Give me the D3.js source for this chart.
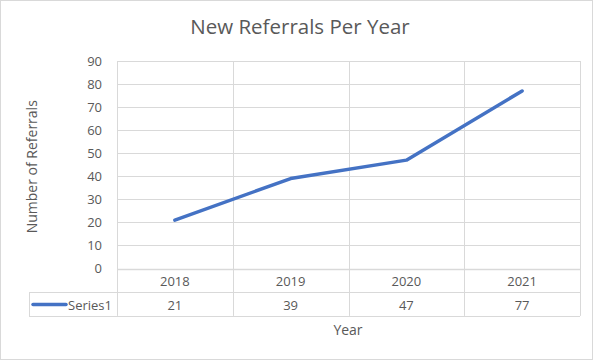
<!DOCTYPE html>
<html><head><meta charset="utf-8">
<script src="https://cdn.jsdelivr.net/npm/d3@7"></script>
<style>body{margin:0;background:#fff}svg{display:block}text{font-family:"Open Sans",sans-serif;fill:#595959}</style>
</head><body><svg id="c" width="593" height="360"></svg>
<script>
const categories = ["2018","2019","2020","2021"];
const series1 = [21,39,47,77];
const seriesName = "Series1";
const yTicks = [0,10,20,30,40,50,60,70,80,90];

(function(){
const svg = d3.select("#c");
const W=593,H=360;
const pL=117,pR=580,pT=61,pB=268.5;
const rowH=23.7;
const grid="#d9d9d9";

svg.append("rect").attr("x",0.5).attr("y",0.5).attr("width",W-1).attr("height",H-1).attr("fill","#fff").attr("stroke",grid);

const x=d3.scaleBand().domain(categories).range([pL,pR]);
const y=d3.scaleLinear().domain([0,90]).range([pB,pT]);

svg.append("g").selectAll("line").data(yTicks).join("line")
 .attr("x1",pL).attr("x2",pR).attr("y1",d=>Math.round(y(d))+0.5).attr("y2",d=>Math.round(y(d))+0.5)
 .attr("stroke",grid).attr("stroke-width",d=>d===0?1.5:1);

const bounds=categories.map(c=>x(c)).concat([pR]);
svg.append("g").selectAll("line").data(bounds).join("line")
 .attr("x1",d=>Math.round(d)+0.5).attr("x2",d=>Math.round(d)+0.5)
 .attr("y1",pT).attr("y2",pB+2*rowH)
 .attr("stroke",grid);

svg.append("line").attr("x1",29).attr("x2",pR).attr("y1",Math.round(pB+rowH)+0.5).attr("y2",Math.round(pB+rowH)+0.5).attr("stroke",grid);
svg.append("line").attr("x1",29).attr("x2",pR).attr("y1",Math.round(pB+2*rowH)+0.5).attr("y2",Math.round(pB+2*rowH)+0.5).attr("stroke",grid);
svg.append("line").attr("x1",29.5).attr("x2",29.5).attr("y1",Math.round(pB+rowH)).attr("y2",Math.round(pB+2*rowH)+1).attr("stroke",grid);

svg.append("g").selectAll("text").data(yTicks).join("text")
 .attr("x",102).attr("y",d=>y(d)).attr("dy","0.35em").attr("text-anchor","end")
 .attr("font-size",13).text(d=>d);

svg.append("g").selectAll("text").data(categories).join("text")
 .attr("x",d=>x(d)+x.bandwidth()/2).attr("y",pB+rowH/2+1).attr("dy","0.35em").attr("text-anchor","middle")
 .attr("font-size",13).text(d=>d);

svg.append("g").selectAll("text").data(series1).join("text")
 .attr("x",(d,i)=>x(categories[i])+x.bandwidth()/2).attr("y",pB+rowH*1.5+1).attr("dy","0.35em").attr("text-anchor","middle")
 .attr("font-size",13).text(d=>d);

svg.append("line").attr("x1",33).attr("x2",66).attr("y1",pB+rowH*1.5+0.5).attr("y2",pB+rowH*1.5+0.5)
 .attr("stroke","#4472C4").attr("stroke-width",3.5).attr("stroke-linecap","round");
svg.append("text").attr("x",68).attr("y",pB+rowH*1.5+1).attr("dy","0.35em").attr("font-size",13).text(seriesName);

const line=d3.line().x((d,i)=>x(categories[i])+x.bandwidth()/2).y(d=>y(d));
svg.append("path").datum(series1).attr("d",line).attr("fill","none")
 .attr("stroke","#4472C4").attr("stroke-width",3.5).attr("stroke-linecap","round").attr("stroke-linejoin","round");

svg.append("text").attr("x",300).attr("y",27).attr("dy","0.35em").attr("text-anchor","middle").attr("font-size",20.5).text("New Referrals Per Year");
svg.append("text").attr("transform","translate(32,"+((pT+pB)/2+2)+") rotate(-90)").attr("dy","0.35em").attr("text-anchor","middle").attr("font-size",14).text("Number of Referrals");
svg.append("text").attr("x",348).attr("y",330).attr("dy","0.35em").attr("text-anchor","middle").attr("font-size",14).text("Year");
})();
</script></body></html>
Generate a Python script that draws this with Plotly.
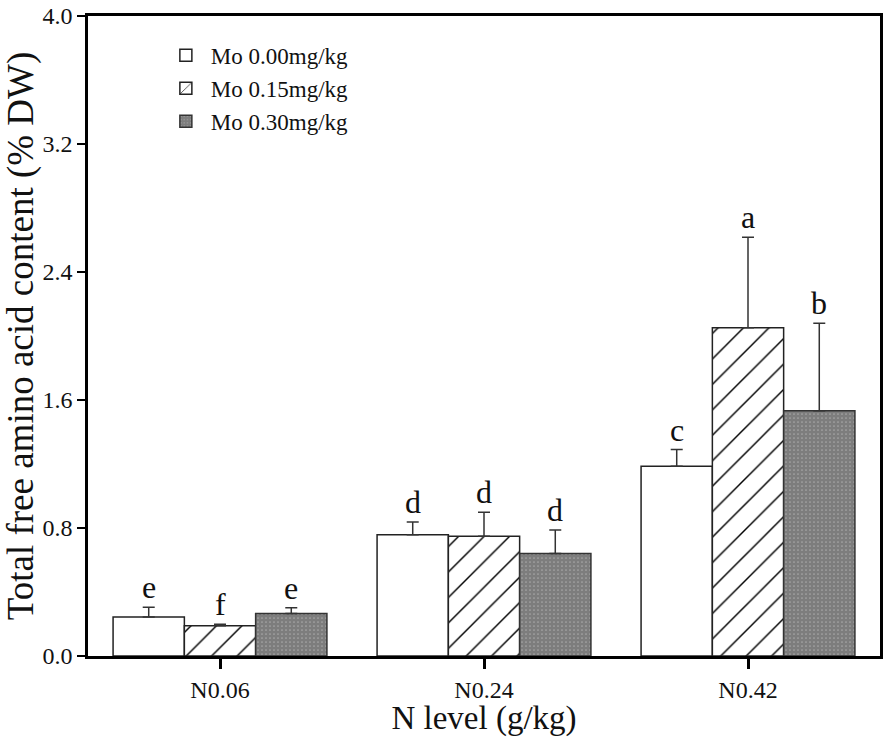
import plotly.graph_objects as go

# N levels (x categories)
n_levels = ["N0.06", "N0.24", "N0.42"]

# Mo treatments
mo_names = ["Mo 0.00mg/kg", "Mo 0.15mg/kg", "Mo 0.30mg/kg"]

# mean total free amino acid content (% DW)
mo000 = [0.243, 0.758, 1.186]
mo015 = [0.189, 0.748, 2.052]
mo030 = [0.266, 0.640, 1.533]

# upper error (SD)
err000 = [0.062, 0.080, 0.104]
err015 = [0.010, 0.150, 0.565]
err030 = [0.035, 0.147, 0.546]

# significance letters
let000 = ["e", "d", "c"]
let015 = ["f", "d", "a"]
let030 = ["e", "d", "b"]

bar_w = 0.27
font = "Liberation Serif, Times New Roman, serif"

series = [
    (mo_names[0], mo000, err000, let000, -bar_w,
     dict(color="white", line=dict(color="#222", width=1.5))),
    (mo_names[1], mo015, err015, let015, 0.0,
     dict(color="white", line=dict(color="#222", width=1.5),
          pattern=dict(shape="/", fgcolor="black", fgopacity=1, bgcolor="white",
                       size=18, solidity=0.08))),
    (mo_names[2], mo030, err030, let030, bar_w,
     dict(color="#7d7d7d", line=dict(color="#333", width=1.5),
          pattern=dict(shape=".", fgcolor="#a8a8a8", fgopacity=1, bgcolor="#7d7d7d",
                       size=4, solidity=0.15))),
]

fig = go.Figure()
for name, vals, errs, letters, off, marker in series:
    xs = [i + off for i in range(len(n_levels))]
    fig.add_trace(go.Bar(
        x=xs, y=vals, width=bar_w, name=name, marker=marker,
        error_y=dict(type="data", array=errs, arrayminus=[0] * len(errs), symmetric=False,
                     color="#333", thickness=1.5, width=6),
    ))
    for x, v, e, t in zip(xs, vals, errs, letters):
        fig.add_annotation(x=x, y=v + e, text=t, showarrow=False, yanchor="bottom",
                           yshift=0, font=dict(family=font, size=32, color="#111"))

fig.update_layout(
    width=886, height=737,
    barmode="overlay",
    plot_bgcolor="white", paper_bgcolor="white",
    margin=dict(l=88, r=3, t=14, b=81),
    font=dict(family=font, color="#111"),
    showlegend=True,
    legend=dict(x=0.092, y=0.972, xanchor="left", yanchor="top",
                font=dict(family=font, size=23), bgcolor="rgba(0,0,0,0)",
                tracegroupgap=0, itemwidth=40),
)
fig.update_xaxes(
    range=[-0.5, 2.5], tickvals=list(range(len(n_levels))), ticktext=n_levels,
    showline=True, linecolor="black", linewidth=2.5, mirror=True,
    ticks="outside", ticklen=10, tickwidth=2.5, tickcolor="black",
    tickfont=dict(size=24), showgrid=False, zeroline=False,
    title=dict(text="N level (g/kg)", font=dict(size=33), standoff=2),
)
fig.update_yaxes(
    range=[0, 4.0], tickvals=[0, 0.8, 1.6, 2.4, 3.2, 4.0], tickformat=".1f",
    showline=True, linecolor="black", linewidth=2.5, mirror=True,
    ticks="outside", ticklen=8, tickwidth=2, tickcolor="black",
    tickfont=dict(size=24), showgrid=False, zeroline=False, ticklabelstandoff=0,
    title=dict(text="Total free amino acid content (% DW)", font=dict(size=37), standoff=0),
)

# drop the default page margin so the figure fills the window
fig.write_html("out.html", config={"displayModeBar": False},
               post_script="document.body.style.margin='0';")
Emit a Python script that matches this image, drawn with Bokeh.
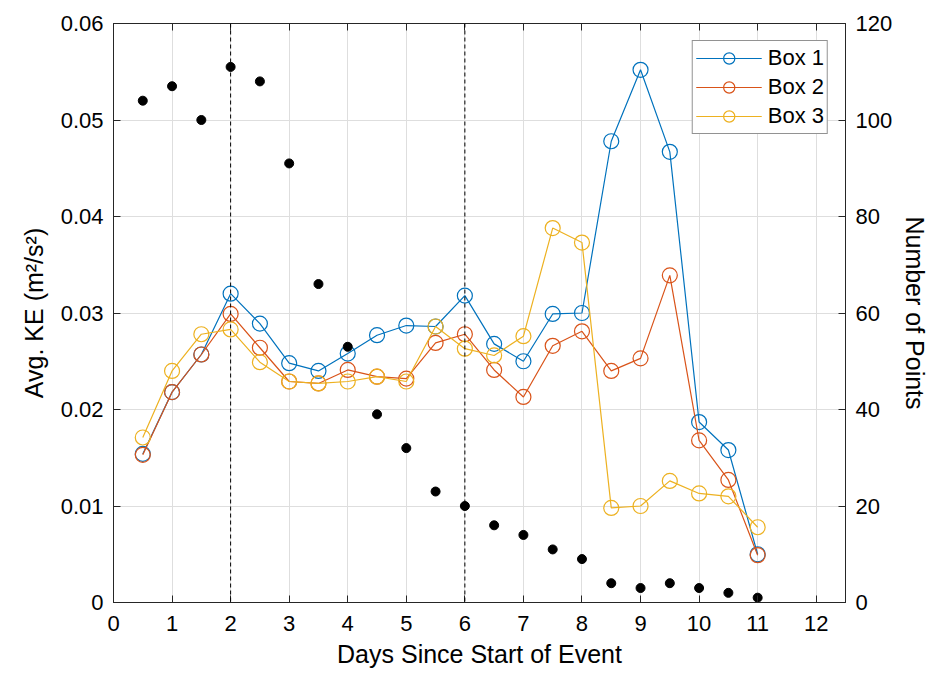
from bokeh.plotting import figure
from bokeh.models import (Range1d, LinearAxis, FixedTicker, CustomJSTickFormatter,
                          Span, Legend, LegendItem)
from bokeh.embed import file_html
from bokeh.resources import INLINE

days = [0.5, 1, 1.5, 2, 2.5, 3, 3.5, 4, 4.5, 5, 5.5, 6, 6.5, 7, 7.5, 8,
        8.5, 9, 9.5, 10, 10.5, 11]
box1 = [0.0154, 0.0218, 0.0257, 0.0320, 0.0289, 0.0248, 0.0240, 0.0258, 0.0277,
        0.0287, 0.0286, 0.0318, 0.0268, 0.0250, 0.0299, 0.0300, 0.0478, 0.0552,
        0.0467, 0.0187, 0.0158, 0.0050]
box2 = [0.0153, 0.0218, 0.0257, 0.0299, 0.0264, 0.0229, 0.0227, 0.0241, 0.0234,
        0.0232, 0.0269, 0.0278, 0.0241, 0.0213, 0.0266, 0.0281, 0.0240, 0.0253,
        0.0339, 0.0168, 0.0127, 0.0049]
box3 = [0.0171, 0.0240, 0.0278, 0.0283, 0.0249, 0.0229, 0.0227, 0.0229, 0.0234,
        0.0229, 0.0286, 0.0263, 0.0256, 0.0276, 0.0388, 0.0373, 0.0098, 0.0100,
        0.0126, 0.0113, 0.0110, 0.0078]
n_points = [104, 107, 100, 111, 108, 91, 66, 53, 39, 32, 23, 20, 16, 14, 11, 9,
            4, 3, 4, 3, 2, 1]
event_days = [2, 6]
series_names = ["Box 1", "Box 2", "Box 3"]
colors = ["#0072BD", "#D95319", "#EDB120"]

x_ticks = list(range(0, 13))
y_ticks = [0, 0.01, 0.02, 0.03, 0.04, 0.05, 0.06]
n_ticks = [0, 20, 40, 60, 80, 100, 120]

FONT = "Liberation Sans"
AX = "#262626"

p = figure(width=933, height=677, output_backend="svg", toolbar_location=None,
           x_range=Range1d(0, 12.5), y_range=Range1d(0, 0.06),
           min_border_left=113, min_border_right=88, min_border_top=23,
           min_border_bottom=75)
p.extra_y_ranges = {"n": Range1d(0, 120)}
p.outline_line_color = AX
p.outline_line_width = 1

def style_axis(ax):
    ax.major_tick_in = 7
    ax.major_tick_out = 0
    ax.minor_tick_line_color = None
    ax.axis_line_color = AX
    ax.major_tick_line_color = AX
    ax.major_label_text_font = FONT
    ax.major_label_text_font_size = "22px"
    ax.major_label_text_color = "black"
    ax.axis_label_text_font = FONT
    ax.axis_label_text_font_size = "25px"
    ax.axis_label_text_font_style = "normal"
    ax.axis_label_text_color = "black"

xa = p.xaxis[0]
xa.ticker = FixedTicker(ticks=x_ticks)
xa.axis_label = "Days Since Start of Event"
style_axis(xa)
xa.major_label_standoff = 13
xa.axis_label_standoff = 6

ya = p.yaxis[0]
ya.ticker = FixedTicker(ticks=y_ticks)
ya.formatter = CustomJSTickFormatter(code="return tick == 0 ? '0' : tick.toFixed(2);")
ya.axis_label = "Avg. KE (m²/s²)"
style_axis(ya)
ya.major_label_standoff = 10
ya.axis_label_standoff = 10

ra = LinearAxis(y_range_name="n", ticker=FixedTicker(ticks=n_ticks),
                axis_label="Number of Points")
style_axis(ra)
ra.major_label_standoff = 10
ra.axis_label_standoff = 6
p.add_layout(ra, "right")

ta = LinearAxis(ticker=FixedTicker(ticks=x_ticks),
                formatter=CustomJSTickFormatter(code="return '';"))
style_axis(ta)
ta.major_label_standoff = 0
p.add_layout(ta, "above")

p.xgrid.ticker = FixedTicker(ticks=x_ticks)
p.ygrid.ticker = FixedTicker(ticks=y_ticks)
for g in (p.xgrid, p.ygrid):
    g.grid_line_color = "#dedede"
    g.grid_line_width = 1

for d in event_days:
    p.add_layout(Span(location=d, dimension="height", line_color="black",
                      line_width=1, line_dash="4 3"))

items = []
for name, vals, c in zip(series_names, [box1, box2, box3], colors):
    l = p.line(days, vals, line_color=c, line_width=1.2)
    s = p.scatter(days, vals, marker="circle", size=15, fill_color=None,
                  line_color=c, line_width=1.2)
    items.append(LegendItem(label=name, renderers=[l, s]))

p.scatter(days, n_points, y_range_name="n", marker="circle", size=9,
          fill_color="black", line_color="black")

legend = Legend(items=items, location="top_right", margin=17)
legend.label_text_font = FONT
legend.label_text_font_size = "22px"
legend.label_text_color = "black"
legend.glyph_width = 66
legend.glyph_height = 28
legend.label_height = 28
legend.spacing = 1
legend.padding = 3
legend.label_standoff = 6
legend.border_line_color = AX
legend.border_line_width = 1
legend.background_fill_alpha = 1
p.add_layout(legend, "center")

open("out.html", "w").write(file_html(p, INLINE))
= = = =
### WRITTEN EXERCISE
Pictures are not part of the copy. Write out only the lines from the one containing "Emit a Python" through the one containing "from bokeh.resources import INLINE", exactly as they stand, both included.

### IN RESPONSE
Emit a Python script that matches this image, drawn with Bokeh.
from bokeh.plotting import figure
from bokeh.models import (Range1d, LinearAxis, FixedTicker, CustomJSTickFormatter,
                          Span, Legend, LegendItem)
from bokeh.embed import file_html
from bokeh.resources import INLINE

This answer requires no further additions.